Step One: Purchase your container gardening supplies. You will need the following items for this example. Three plastic pots with drainage holes in the bottom, preferably with trays underneath to catch soil and water drainage, about 5-6 inches in diameter, and 5-6 inches deep, one packet of basil seeds, one small bag of organic compost, one small bag of peat moss, one small garden trowel, one small watering can or clean spray bottle, and one very sunny windowsill (or a florescent or halogen grow light if no sunny window is available.) The total cost for these materials will be somewhere around $20 or less if you have a sunny windowsill. If you need a grow light, that will cost an additional $15-$20.

Step Two: Prepare the soil. Mix together 1 part peat moss with 5 parts compost. (For every one trowel full of peat moss, put in 5 trowels full of compost.) Fill the three pots up to about Ω inch from the top with this mixture.
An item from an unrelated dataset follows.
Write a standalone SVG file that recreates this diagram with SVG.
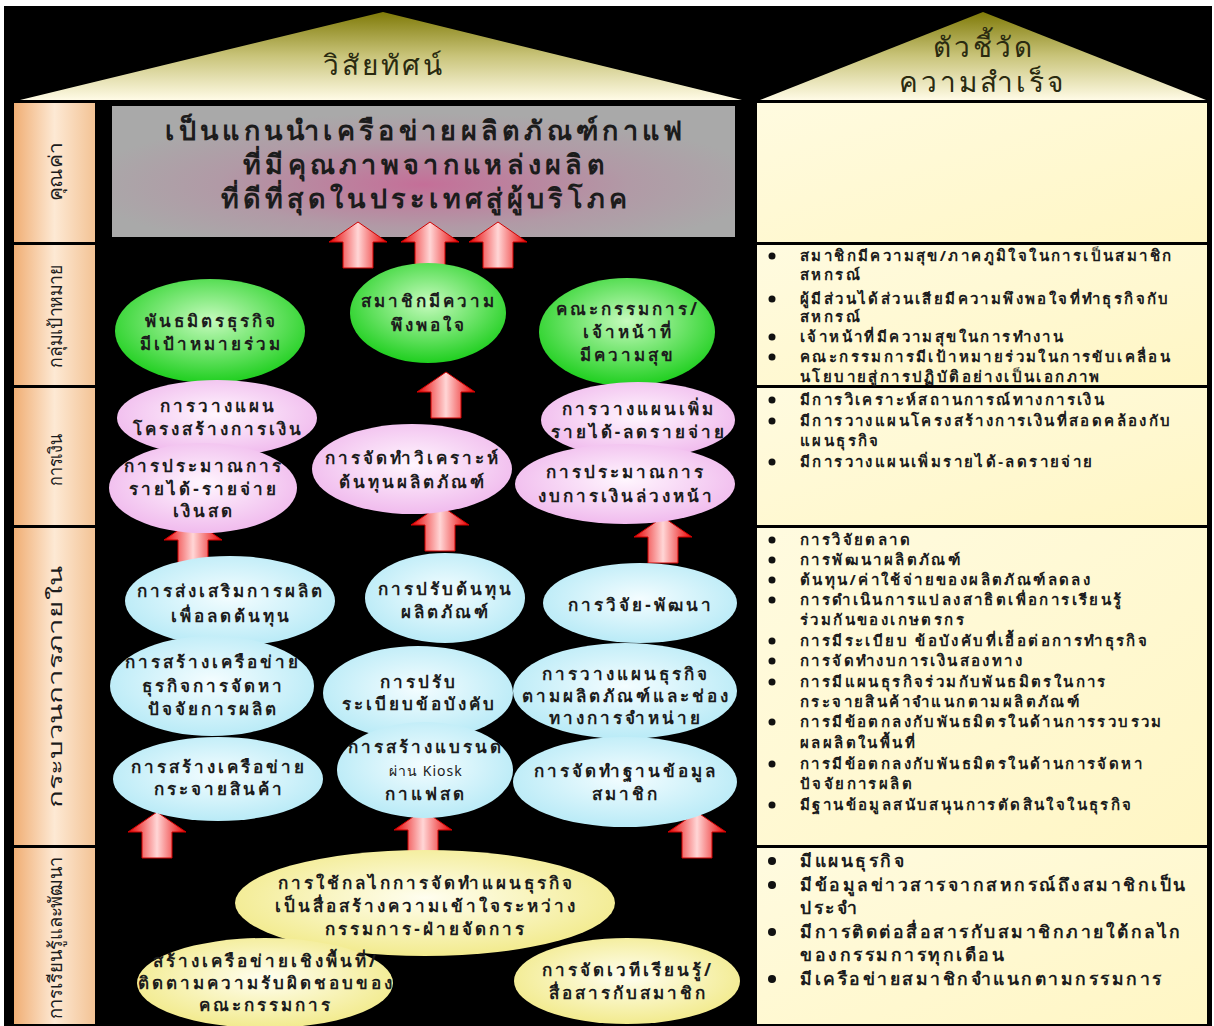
<svg xmlns="http://www.w3.org/2000/svg" width="1214" height="1026" viewBox="0 0 1214 1026">
<defs>
<linearGradient id="tri" x1="0" y1="0" x2="0" y2="1">
<stop offset="0" stop-color="#7f7a08"/>
<stop offset="0.5" stop-color="#c9c47a"/>
<stop offset="1" stop-color="#fffbe6"/>
</linearGradient>
<linearGradient id="lab" x1="0" y1="0" x2="1" y2="0">
<stop offset="0" stop-color="#f0ae74"/>
<stop offset="0.5" stop-color="#fde9d4"/>
<stop offset="1" stop-color="#f3c395"/>
</linearGradient>
<linearGradient id="ind" x1="0" y1="0" x2="1" y2="1">
<stop offset="0" stop-color="#fffbe0"/>
<stop offset="1" stop-color="#fff6c4"/>
</linearGradient>
<radialGradient id="vis" cx="0.5" cy="0.6" r="0.55">
<stop offset="0" stop-color="#c46f98"/>
<stop offset="0.6" stop-color="#b19aa6"/>
<stop offset="1" stop-color="#a9a9a9"/>
</radialGradient>
<linearGradient id="arr" x1="0" y1="0" x2="1" y2="0">
<stop offset="0" stop-color="#e80000"/>
<stop offset="0.5" stop-color="#ffd6d6"/>
<stop offset="1" stop-color="#e80000"/>
</linearGradient>
<radialGradient id="gG" cx="0.5" cy="0.4" r="0.6">
<stop offset="0" stop-color="#c6fbbe"/>
<stop offset="1" stop-color="#1fcf1f"/>
</radialGradient>
<radialGradient id="gP" cx="0.5" cy="0.45" r="0.6">
<stop offset="0" stop-color="#fff6fe"/>
<stop offset="1" stop-color="#efb6ec"/>
</radialGradient>
<radialGradient id="gC" cx="0.5" cy="0.45" r="0.6">
<stop offset="0" stop-color="#f4fdff"/>
<stop offset="1" stop-color="#b4e9f6"/>
</radialGradient>
<radialGradient id="gY" cx="0.5" cy="0.45" r="0.6">
<stop offset="0" stop-color="#fffef0"/>
<stop offset="1" stop-color="#f1e985"/>
</radialGradient>
<path id="arrow" d="M0,0 L29,20 L15,20 L15,46 L-15,46 L-15,20 L-29,20 Z" fill="url(#arr)" stroke="#d00000" stroke-width="1"/>
</defs>
<style>
text{font-family:"Noto Sans","DejaVu Sans",sans-serif;fill:#1c1c1c}
.tt{font-size:28px;letter-spacing:3px;text-anchor:middle;fill:#2a2a10}
.lb{font-size:19px;text-anchor:middle}
.vt{font-size:27px;letter-spacing:4.3px;font-weight:bold;text-anchor:middle}
.et{font-size:17px;letter-spacing:3px;font-weight:bold;text-anchor:middle}
.ek{font-size:14px;letter-spacing:1px;text-anchor:middle}
.it{font-size:15px;letter-spacing:2.4px;font-weight:bold}
.it2{font-size:17.5px;letter-spacing:2.5px;font-weight:bold}
</style>
<rect x="0" y="0" width="1214" height="1026" fill="#ffffff"/>
<rect x="4" y="6" width="1208" height="1020" fill="#000000"/>
<g id="header-vision">
<polygon points="383,12 20,100 742,100" fill="url(#tri)"/>
<text class="tt" x="384" y="75">วิสัยทัศน์</text>
</g>
<g id="header-indicators">
<polygon points="983,12 760,100 1206,100" fill="url(#tri)"/>
<text class="tt" x="984" y="57">ตัวชี้วัด</text>
<text class="tt" x="982" y="92">ความสำเร็จ</text>
</g>
<g id="labels">
<rect x="14" y="103" width="81" height="139" fill="url(#lab)"/>
<rect x="14" y="245" width="81" height="140" fill="url(#lab)"/>
<rect x="14" y="388" width="81" height="137" fill="url(#lab)"/>
<rect x="14" y="528" width="81" height="317" fill="url(#lab)"/>
<rect x="14" y="848" width="81" height="176" fill="url(#lab)"/>
<text class="lb" transform="translate(62,172) rotate(-90) scale(1.1,1)">คุณค่า</text>
<text class="lb" transform="translate(62,316) rotate(-90) scale(0.93,1)">กลุ่มเป้าหมาย</text>
<text class="lb" transform="translate(62,460) rotate(-90) scale(0.85,1)">การเงิน</text>
<text class="lb" transform="translate(62,687) rotate(-90) scale(1.55,1)">กระบวนการภายใน</text>
<text class="lb" transform="translate(62,938) rotate(-90) scale(0.96,1)">การเรียนรู้และพัฒนา</text>
</g>
<g id="vision">
<rect x="112" y="106" width="623" height="131" fill="url(#vis)"/>
<text class="vt" x="426" y="140">เป็นแกนนำเครือข่ายผลิตภัณฑ์กาแฟ</text>
<text class="vt" x="426" y="174">ที่มีคุณภาพจากแหล่งผลิต</text>
<text class="vt" x="426" y="208">ที่ดีที่สุดในประเทศสู่ผู้บริโภค</text>
</g>
<g id="indicator-boxes">
<rect x="757" y="103" width="450" height="139" fill="url(#ind)"/>
<rect x="757" y="245" width="450" height="140" fill="url(#ind)"/>
<rect x="757" y="388" width="450" height="137" fill="url(#ind)"/>
<rect x="757" y="528" width="450" height="317" fill="url(#ind)"/>
<rect x="757" y="848" width="450" height="176" fill="url(#ind)"/>
</g>
<g id="connectors">
<use href="#arrow" x="358" y="222"/>
<use href="#arrow" x="430" y="222"/>
<use href="#arrow" x="498" y="222"/>
<use href="#arrow" x="446" y="372"/>
<use href="#arrow" x="193" y="520"/>
<use href="#arrow" x="440" y="505"/>
<use href="#arrow" x="663" y="517"/>
<use href="#arrow" x="157" y="812"/>
<use href="#arrow" x="423" y="810"/>
<use href="#arrow" x="697" y="812"/>
</g>
<g id="customer-nodes">
<g id="n-partner"><ellipse cx="210" cy="331" rx="95" ry="52" fill="url(#gG)"/>
<text class="et" x="211" y="327">พันธมิตรธุรกิจ</text><text class="et" x="211" y="350">มีเป้าหมายร่วม</text></g>
<g id="n-member"><ellipse cx="428" cy="313" rx="78" ry="50" fill="url(#gG)"/>
<text class="et" x="429" y="307">สมาชิกมีความ</text><text class="et" x="429" y="331">พึงพอใจ</text></g>
<g id="n-committee"><ellipse cx="627" cy="332" rx="88" ry="54" fill="url(#gG)"/>
<text class="et" x="628" y="315">คณะกรรมการ/</text><text class="et" x="628" y="338">เจ้าหน้าที่</text><text class="et" x="628" y="361">มีความสุข</text></g>
</g>
<g id="finance-nodes">
<g id="n-fin-structure"><ellipse cx="217" cy="418" rx="100" ry="38" fill="url(#gP)"/>
<text class="et" x="218" y="412">การวางแผน</text><text class="et" x="218" y="435">โครงสร้างการเงิน</text></g>
<g id="n-cash"><ellipse cx="203" cy="488" rx="94" ry="45" fill="url(#gP)"/>
<text class="et" x="204" y="472">การประมาณการ</text><text class="et" x="204" y="495">รายได้-รายจ่าย</text><text class="et" x="204" y="517">เงินสด</text></g>
<g id="n-cost"><ellipse cx="412" cy="469" rx="100" ry="45" fill="url(#gP)"/>
<text class="et" x="413" y="464">การจัดทำวิเคราะห์</text><text class="et" x="413" y="488">ต้นทุนผลิตภัณฑ์</text></g>
<g id="n-income"><ellipse cx="638" cy="420" rx="97" ry="38" fill="url(#gP)"/>
<text class="et" x="639" y="415">การวางแผนเพิ่ม</text><text class="et" x="639" y="438">รายได้-ลดรายจ่าย</text></g>
<g id="n-budget"><ellipse cx="625" cy="484" rx="110" ry="40" fill="url(#gP)"/>
<text class="et" x="626" y="478">การประมาณการ</text><text class="et" x="626" y="502">งบการเงินล่วงหน้า</text></g>
</g>
<g id="process-nodes">
<g id="n-promote"><ellipse cx="230" cy="601" rx="105" ry="45" fill="url(#gC)"/>
<text class="et" x="231" y="597">การส่งเสริมการผลิต</text><text class="et" x="231" y="622">เพื่อลดต้นทุน</text></g>
<g id="n-adjcost"><ellipse cx="445" cy="598" rx="80" ry="45" fill="url(#gC)"/>
<text class="et" x="446" y="595">การปรับต้นทุน</text><text class="et" x="446" y="618">ผลิตภัณฑ์</text></g>
<g id="n-rnd"><ellipse cx="640" cy="603" rx="97" ry="40" fill="url(#gC)"/>
<text class="et" x="641" y="611">การวิจัย-พัฒนา</text></g>
<g id="n-rules"><ellipse cx="418" cy="693" rx="95" ry="47" fill="url(#gC)"/>
<text class="et" x="419" y="688">การปรับ</text><text class="et" x="419" y="710">ระเบียบข้อบังคับ</text></g>
<g id="n-supply"><ellipse cx="212" cy="686" rx="102" ry="50" fill="url(#gC)"/>
<text class="et" x="213" y="668">การสร้างเครือข่าย</text><text class="et" x="213" y="692">ธุรกิจการจัดหา</text><text class="et" x="213" y="715">ปัจจัยการผลิต</text></g>
<g id="n-bizplan"><ellipse cx="625" cy="691" rx="112" ry="48" fill="url(#gC)"/>
<text class="et" x="626" y="680">การวางแผนธุรกิจ</text><text class="et" x="626" y="702">ตามผลิตภัณฑ์และช่อง</text><text class="et" x="626" y="724">ทางการจำหน่าย</text></g>
<g id="n-distrib"><ellipse cx="218" cy="779" rx="105" ry="42" fill="url(#gC)"/>
<text class="et" x="219" y="773">การสร้างเครือข่าย</text><text class="et" x="219" y="795">กระจายสินค้า</text></g>
<g id="n-brand"><ellipse cx="425" cy="770" rx="88" ry="48" fill="url(#gC)"/>
<text class="et" x="426" y="753">การสร้างแบรนด</text><text class="ek" x="426" y="776">ผ่าน Kiosk</text><text class="et" x="426" y="800">กาแฟสด</text></g>
<g id="n-database"><ellipse cx="625" cy="782" rx="112" ry="45" fill="url(#gC)"/>
<text class="et" x="626" y="777">การจัดทำฐานข้อมูล</text><text class="et" x="626" y="800">สมาชิก</text></g>
</g>
<g id="learning-nodes">
<g id="n-mechanism"><ellipse cx="425" cy="903" rx="190" ry="53" fill="url(#gY)"/>
<text class="et" x="426" y="889">การใช้กลไกการจัดทำแผนธุรกิจ</text><text class="et" x="426" y="912">เป็นสื่อสร้างความเข้าใจระหว่าง</text><text class="et" x="426" y="935">กรรมการ-ฝ่ายจัดการ</text></g>
<g id="n-areanet"><ellipse cx="265" cy="983" rx="128" ry="45" fill="url(#gY)"/>
<text class="et" x="266" y="967">สร้างเครือข่ายเชิงพื้นที่/</text><text class="et" x="266" y="989">ติดตามความรับผิดชอบของ</text><text class="et" x="266" y="1011">คณะกรรมการ</text></g>
<g id="n-forum"><ellipse cx="627" cy="981" rx="113" ry="43" fill="url(#gY)"/>
<text class="et" x="628" y="976">การจัดเวทีเรียนรู้/</text><text class="et" x="628" y="999">สื่อสารกับสมาชิก</text></g>
</g>
<g id="indicator-text">
<g fill="#111">
<circle cx="772" cy="256" r="3.5"/><circle cx="772" cy="299" r="3.5"/><circle cx="772" cy="337" r="3.5"/><circle cx="772" cy="357" r="3.5"/>
<circle cx="772" cy="400" r="3.5"/><circle cx="772" cy="421" r="3.5"/><circle cx="772" cy="462" r="3.5"/>
<circle cx="772" cy="540" r="3.5"/><circle cx="772" cy="560" r="3.5"/><circle cx="772" cy="580" r="3.5"/><circle cx="772" cy="600" r="3.5"/><circle cx="772" cy="641" r="3.5"/><circle cx="772" cy="661" r="3.5"/><circle cx="772" cy="682" r="3.5"/><circle cx="772" cy="722" r="3.5"/><circle cx="772" cy="764" r="3.5"/><circle cx="772" cy="805" r="3.5"/>
<circle cx="772" cy="861" r="4"/><circle cx="772" cy="885" r="4"/><circle cx="772" cy="932" r="4"/><circle cx="772" cy="979" r="4"/>
</g>
<text class="it" x="800" y="261">สมาชิกมีความสุข/ภาคภูมิใจในการเป็นสมาชิก</text>
<text class="it" x="800" y="280">สหกรณ์</text>
<text class="it" x="800" y="304">ผู้มีส่วนได้ส่วนเสียมีความพึงพอใจที่ทำธุรกิจกับ</text>
<text class="it" x="800" y="322">สหกรณ์</text>
<text class="it" x="800" y="342">เจ้าหน้าที่มีความสุขในการทำงาน</text>
<text class="it" x="800" y="362">คณะกรรมการมีเป้าหมายร่วมในการขับเคลื่อน</text>
<text class="it" x="800" y="382">นโยบายสู่การปฏิบัติอย่างเป็นเอกภาพ</text>
<text class="it" x="800" y="405">มีการวิเคราะห์สถานการณ์ทางการเงิน</text>
<text class="it" x="800" y="426">มีการวางแผนโครงสร้างการเงินที่สอดคล้องกับ</text>
<text class="it" x="800" y="446">แผนธุรกิจ</text>
<text class="it" x="800" y="467">มีการวางแผนเพิ่มรายได้-ลดรายจ่าย</text>
<text class="it" x="800" y="545">การวิจัยตลาด</text>
<text class="it" x="800" y="565">การพัฒนาผลิตภัณฑ์</text>
<text class="it" x="800" y="585">ต้นทุน/ค่าใช้จ่ายของผลิตภัณฑ์ลดลง</text>
<text class="it" x="800" y="605">การดำเนินการแปลงสาธิตเพื่อการเรียนรู้</text>
<text class="it" x="800" y="625">ร่วมกันของเกษตรกร</text>
<text class="it" x="800" y="646">การมีระเบียบ ข้อบังคับที่เอื้อต่อการทำธุรกิจ</text>
<text class="it" x="800" y="666">การจัดทำงบการเงินสองทาง</text>
<text class="it" x="800" y="687">การมีแผนธุรกิจร่วมกับพันธมิตรในการ</text>
<text class="it" x="800" y="707">กระจายสินค้าจำแนกตามผลิตภัณฑ์</text>
<text class="it" x="800" y="727">การมีข้อตกลงกับพันธมิตรในด้านการรวบรวม</text>
<text class="it" x="800" y="748">ผลผลิตในพื้นที่</text>
<text class="it" x="800" y="769">การมีข้อตกลงกับพันธมิตรในด้านการจัดหา</text>
<text class="it" x="800" y="789">ปัจจัยการผลิต</text>
<text class="it" x="800" y="810">มีฐานข้อมูลสนับสนุนการตัดสินใจในธุรกิจ</text>
<text class="it2" x="800" y="867">มีแผนธุรกิจ</text>
<text class="it2" x="800" y="891">มีข้อมูลข่าวสารจากสหกรณ์ถึงสมาชิกเป็น</text>
<text class="it2" x="800" y="914">ประจำ</text>
<text class="it2" x="800" y="938">มีการติดต่อสื่อสารกับสมาชิกภายใต้กลไก</text>
<text class="it2" x="800" y="961">ของกรรมการทุกเดือน</text>
<text class="it2" x="800" y="985">มีเครือข่ายสมาชิกจำแนกตามกรรมการ</text>
</g>
</svg>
Step Three: Plant the seeds. Simply make a hole about 1 inch deep in the center of each pot with your finger. Put about three seeds into each hole. Then cover the seeds with soil. Water lightly and place in the windowsill or under a grow light. Once the seeds sprout and reach about 2 inches in height, remove any extra sprouts so that you only have one plant in each pot.

Step Four: In order to care for your plants, all you need to do is water them regularly and keep them maintained. Check the soil daily for moisture. Whenever the soil feels dry, water lightly. To maintain the bushy growth, pinch off the tops of each stem every couple of weeks and remove any flower stalks as soon as you see them growing.

That’s it! It’s really that simple to start a container garden. In this example, we planted basil, but you can apply this method to practically any herb, small vegetable, or flower, with only minor modifications.